Baffled-type thermochemical reactor for high-efficient hydrogen production by methanol steam reforming

Abstract

A baffled-type thermochemical reactor (BTR) for high-efficient hydrogen production by methanol steam reforming (MSR) based on the novel concept of methanol-based solar-driven hydrogen station is proposed and numerically investigated in terms of geometric and operating conditions with a multi-physics coupled model. It is found that the radius of heat-exchanging tube shows a significant impact on hydrogen yield (YH2) whereas the radius of heat-exchanging tube array shows little effect. Both the inlet velocity (Vin,HTF) and temperature (Tin,HTF) of heat transfer fluid (HTF) affect the reactor performance by influencing the heat transfer inside BTR. Excessively higher Vin,HTF and higher Tin,HTF would promote the side reaction of methanol decomposition (MD) against the main reaction of MSR, which finally decreases YH2. Moreover, it is also found that for each gas hourly space velocity (GHSV) there is a corresponding optimal value of Vin, HTF to maximize YH2. Based on this, an optimal operating curve has been obtained via data-fitting, where YH2 decreases while the hydrogen production rate (RH2) increases nonlinearly against GHSV, and the corresponding maximal values of 97.84% and 1.66 mol h−1 have been achieved separately.
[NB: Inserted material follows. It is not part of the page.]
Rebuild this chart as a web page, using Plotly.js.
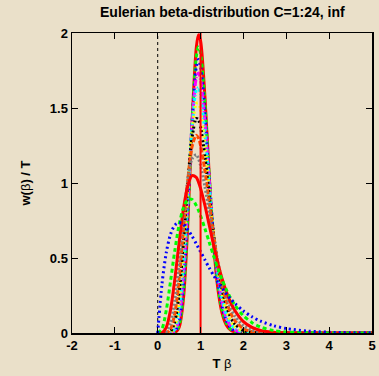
<!DOCTYPE html>
<html>
<head>
<meta charset="utf-8">
<script src="https://cdn.plot.ly/plotly-3.0.1.min.js"></script>
<style>
  html, body { margin: 0; padding: 0; background: #eae0c9; }
  #chart { width: 379px; height: 376px; }
</style>
</head>
<body>
<div id="chart"></div>
<script>
// Shared abscissa T*beta for every curve
const tBeta = [0, 0.1, 0.2, 0.3, 0.4, 0.5, 0.6, 0.7, 0.8, 0.9, 0.95, 1.0, 1.1, 1.2, 1.3, 1.4, 1.5, 1.6, 1.7, 1.8, 2.0, 2.2, 2.4, 2.7, 3.0, 3.5, 4.0, 4.5, 5.0];

// w(beta)/T for each heat-capacity value, from the broadest to the narrowest
const w02 = [0, 0.328, 0.536, 0.659, 0.719, 0.736, 0.723, 0.690, 0.646, 0.595, 0.568, 0.541, 0.488, 0.435, 0.386, 0.341, 0.299, 0.261, 0.227, 0.197, 0.147, 0.108, 0.079, 0.049, 0.030, 0.013, 0.005, 0.002, 0.001];
const w04 = [0, 0.029, 0.153, 0.347, 0.551, 0.722, 0.836, 0.890, 0.891, 0.850, 0.818, 0.782, 0.697, 0.607, 0.517, 0.433, 0.357, 0.290, 0.234, 0.186, 0.115, 0.069, 0.040, 0.017, 0.007, 0.002, 0, 0, 0];
const w06 = [0, 0.002, 0.038, 0.156, 0.361, 0.605, 0.826, 0.980, 1.049, 1.037, 1.007, 0.964, 0.852, 0.722, 0.592, 0.470, 0.364, 0.276, 0.205, 0.150, 0.076, 0.037, 0.017, 0.005, 0.001, 0, 0, 0, 0];
const w08 = [0, 0, 0.009, 0.066, 0.222, 0.476, 0.767, 1.014, 1.160, 1.189, 1.163, 1.117, 0.978, 0.808, 0.636, 0.480, 0.350, 0.247, 0.169, 0.114, 0.048, 0.019, 0.007, 0.001, 0, 0, 0, 0, 0];
const w10 = [0, 0, 0.002, 0.027, 0.132, 0.363, 0.688, 1.014, 1.241, 1.318, 1.300, 1.251, 1.085, 0.874, 0.661, 0.473, 0.324, 0.213, 0.135, 0.083, 0.029, 0.009, 0.003, 0, 0, 0, 0, 0, 0];
const w12 = [0, 0, 0, 0.011, 0.077, 0.270, 0.605, 0.993, 1.300, 1.430, 1.422, 1.372, 1.179, 0.925, 0.672, 0.457, 0.294, 0.180, 0.106, 0.060, 0.017, 0.005, 0.001, 0, 0, 0, 0, 0, 0];
const w14 = [0, 0, 0, 0.004, 0.044, 0.199, 0.524, 0.959, 1.342, 1.530, 1.534, 1.484, 1.263, 0.965, 0.674, 0.436, 0.263, 0.150, 0.082, 0.042, 0.010, 0.002, 0, 0, 0, 0, 0, 0, 0];
const w16 = [0, 0, 0, 0.002, 0.025, 0.144, 0.449, 0.916, 1.370, 1.619, 1.637, 1.588, 1.339, 0.997, 0.669, 0.410, 0.233, 0.124, 0.062, 0.030, 0.006, 0.001, 0, 0, 0, 0, 0, 0, 0];
const w18 = [0, 0, 0, 0, 0.014, 0.104, 0.382, 0.868, 1.388, 1.700, 1.733, 1.685, 1.408, 1.021, 0.658, 0.384, 0.205, 0.101, 0.047, 0.021, 0.003, 0.001, 0, 0, 0, 0, 0, 0, 0];
const w20 = [0, 0, 0, 0, 0.008, 0.075, 0.323, 0.817, 1.398, 1.773, 1.823, 1.777, 1.471, 1.040, 0.644, 0.356, 0.179, 0.083, 0.035, 0.014, 0.002, 0, 0, 0, 0, 0, 0, 0, 0];
const w22 = [0, 0, 0, 0, 0.004, 0.053, 0.271, 0.765, 1.400, 1.841, 1.907, 1.864, 1.529, 1.053, 0.627, 0.329, 0.155, 0.067, 0.026, 0.010, 0.001, 0, 0, 0, 0, 0, 0, 0, 0];
const w24 = [0, 0, 0, 0, 0.003, 0.038, 0.227, 0.714, 1.397, 1.903, 1.988, 1.948, 1.582, 1.062, 0.607, 0.303, 0.134, 0.054, 0.020, 0.007, 0.001, 0, 0, 0, 0, 0, 0, 0, 0];

// Infinite heat capacity: a spike at T*beta = 1
const infX = [1, 1];
const infY = [0, 2];

const xTicks = [-2, -1, 0, 1, 2, 3, 4, 5];
const xTickText = ['-2', '-1', '0', '1', '2', '3', '4', '5'];
const yTicks = [0, 0.5, 1, 1.5, 2];
const yTickText = ['0', '0.5', '1', '1.5', '2'];

// Drawing order and the cycling line styles
const curves = [w24, w22, w20, w18, w16, w14, w12, w10, w08, w06, w04, w02];
const palette = ['#ff0000', '#00ff00', '#0000ff', '#ff00ff', '#00ffff', '#ffff00', '#000000', '#ff4d00', '#808080'];
const dashes = ['solid', '4px,3px', '2px,3px', '6px,2px,1px,2px', '3px,2px,1px,2px', '2px,2px,2px,4px', '2px,2px,2px,2px,2px,4px', '5px,2px', '2px,2px'];

const traces = curves.map((y, i) => ({
  x: tBeta, y: y, type: 'scatter', mode: 'lines', hoverinfo: 'skip',
  line: { color: palette[i % 9], dash: dashes[i % 9], width: 3, shape: 'spline', smoothing: 0.8 }
}));
traces.push({
  x: infX, y: infY, type: 'scatter', mode: 'lines', hoverinfo: 'skip',
  line: { color: '#ff0000', width: 2 }
});

const bg = '#eae0c9';
const boldFont = { family: '"Liberation Sans", Arial, sans-serif', size: 13, color: '#000', weight: 'bold' };

const axisCommon = {
  ticks: 'inside', ticklen: 6, tickwidth: 1, tickcolor: '#000',
  showline: true, linecolor: '#000', linewidth: 1.5, mirror: 'allticks',
  showgrid: false, zeroline: false, tickfont: boldFont, automargin: false
};

const layout = {
  width: 379, height: 376,
  margin: { l: 72, r: 7, t: 33, b: 43, pad: 0 },
  paper_bgcolor: bg, plot_bgcolor: bg,
  showlegend: false,
  xaxis: Object.assign({}, axisCommon, {
    range: [-2, 5], tickmode: 'array', tickvals: xTicks, ticktext: xTickText,
    title: { text: 'T <span style="font-weight:normal">β</span>', font: boldFont, standoff: 7 }
  }),
  yaxis: Object.assign({}, axisCommon, {
    range: [0, 2], tickmode: 'array', tickvals: yTicks, ticktext: yTickText,
    title: { text: 'w(<span style="font-weight:normal">β</span>) / T', font: boldFont, standoff: 16 }
  }),
  // Chart heading, centred over the plotting frame
  annotations: [{
    text: 'Eulerian beta-distribution C=1:24, inf',
    xref: 'paper', yref: 'paper', x: 0.5, y: 1.07,
    xanchor: 'center', yanchor: 'middle', showarrow: false,
    font: Object.assign({}, boldFont, { size: 14 })
  }],
  shapes: [{
    type: 'line', xref: 'x', yref: 'paper', x0: 0, x1: 0, y0: 0, y1: 1,
    line: { color: '#000', width: 1, dash: 'dot' }, layer: 'below'
  }]
};

Plotly.newPlot('chart', traces, layout, { staticPlot: true, displayModeBar: false });
</script>
</body>
</html>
The results suggest that the practical operating conditions should follow the optimal operating curve with the compromise between YH2 and RH2. Finally, based on the performance evaluation against the traditional tubular reactor, the hydrogen yield of BTR is up to 1.79% higher than that of the tubular reactor due to (30.44%) more uniform temperature distribution, (15.30%) longer contact time and (7.46%) higher thermal-to-hydrogen energy conversion efficiency.